One of *** Uncles and his wife are very well respected university professors at Amir Kabir University (you might have seen the you tube video of the students ripping the gate down there?). *** uncle said that many of his students were arrested and the rest refused to sit their exams as a sign of protest. His wife said a little while ago that she along with many other professors were asked to sign a letter of support for the government. She was called for 12 days straight from some department very high up in the government pestering her to sign. She managed to wiggle her way out of it with a bit of luck, but every time you refuse requests such as these you get a cross next to your name. Next time you apply for a new government job or promotion, you’ve got no chance. Even one of *** cousins who just finished her teaching degree can’t get a job because she failed to convince her employers in the interview that she was “religious” enough. Religiosity of course has nothing to do with it. *** aunty I was just speaking of is VERY religious. She wears a complete black chador by choice. It’s political attitudes they screen for.

Luckily I haven’t had any intense encounters with the authorities yet. I kind of blend in here. We saw three basij last night at a pizza restaurant where young people hang out – they were just watching us. Apparently, the night before, *** friend was pulled over by the basij and his car completely stripped and searched. He wasn’t doing anything wrong – it was just pure intimidation. The other week we were at the park for a picnic and a police car rocked up because they saw one of *** cousins dancing. It’s moharam now and the whole county is supposed to be in mourning (which really sucks for me coz there’s no X-party’s happening and I’m dying to check one out!). Somehow they overheard we were from overseas and they asked what religion we were. Luckily *** dad spoke to them and reassured them we were all faithful and law abiding muslims. It’s such a stifling environment. Kind of like Cuba in that you can always feel the government watching you.

***

Just an update…. I spoke to *** cousin last night about the satellite jamming.

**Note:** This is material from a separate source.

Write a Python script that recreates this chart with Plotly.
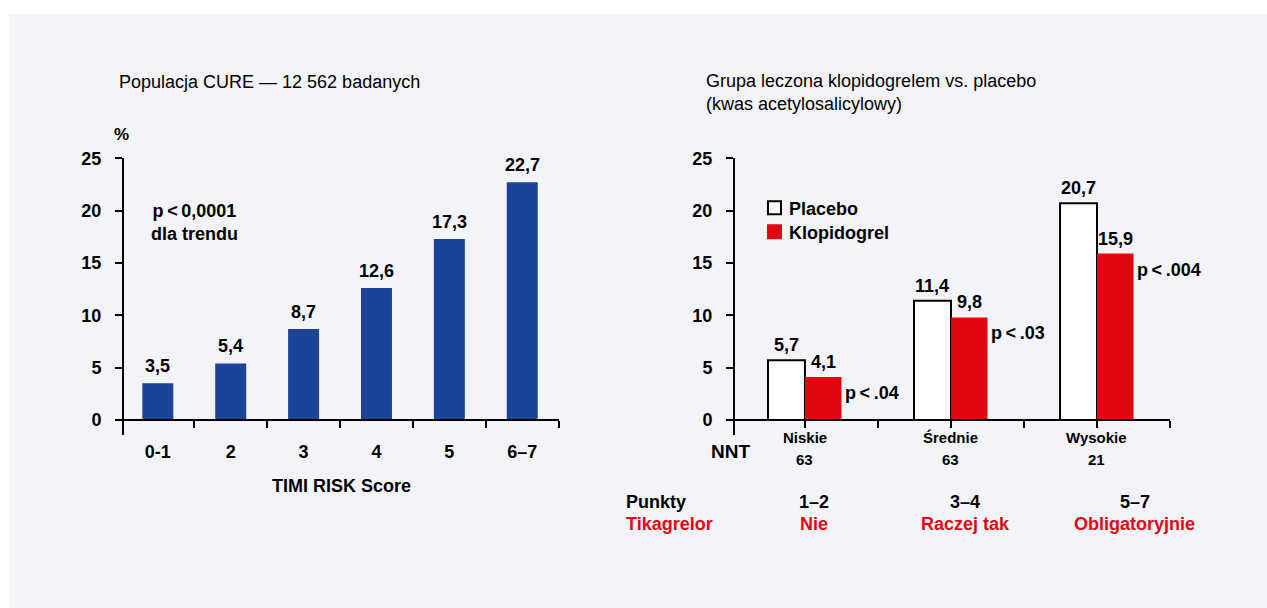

He said he had a friend who used to work as some kind of engineer; designing geo-stationary satellites for the government’s communications department (his exact occupation got lost in translation). Anyway, he had told him that the government had bought jamming equipment from Panasonic (Japan) about 4-5 years ago. Had you heard of this before? Apparently it’s not public knowledge.

Coincidentally, *** cousin actually owns a small internet company here selling high speed internet to businesses. He is also studying and he has a project coming up about how the internet is filtered in Iran! Anyway, one other interesting point – he hasn’t sent an sms in 6 months as a sign of protest to the government who keeps disconnecting the service whenever it suits them. He said many of his friends are doing the same.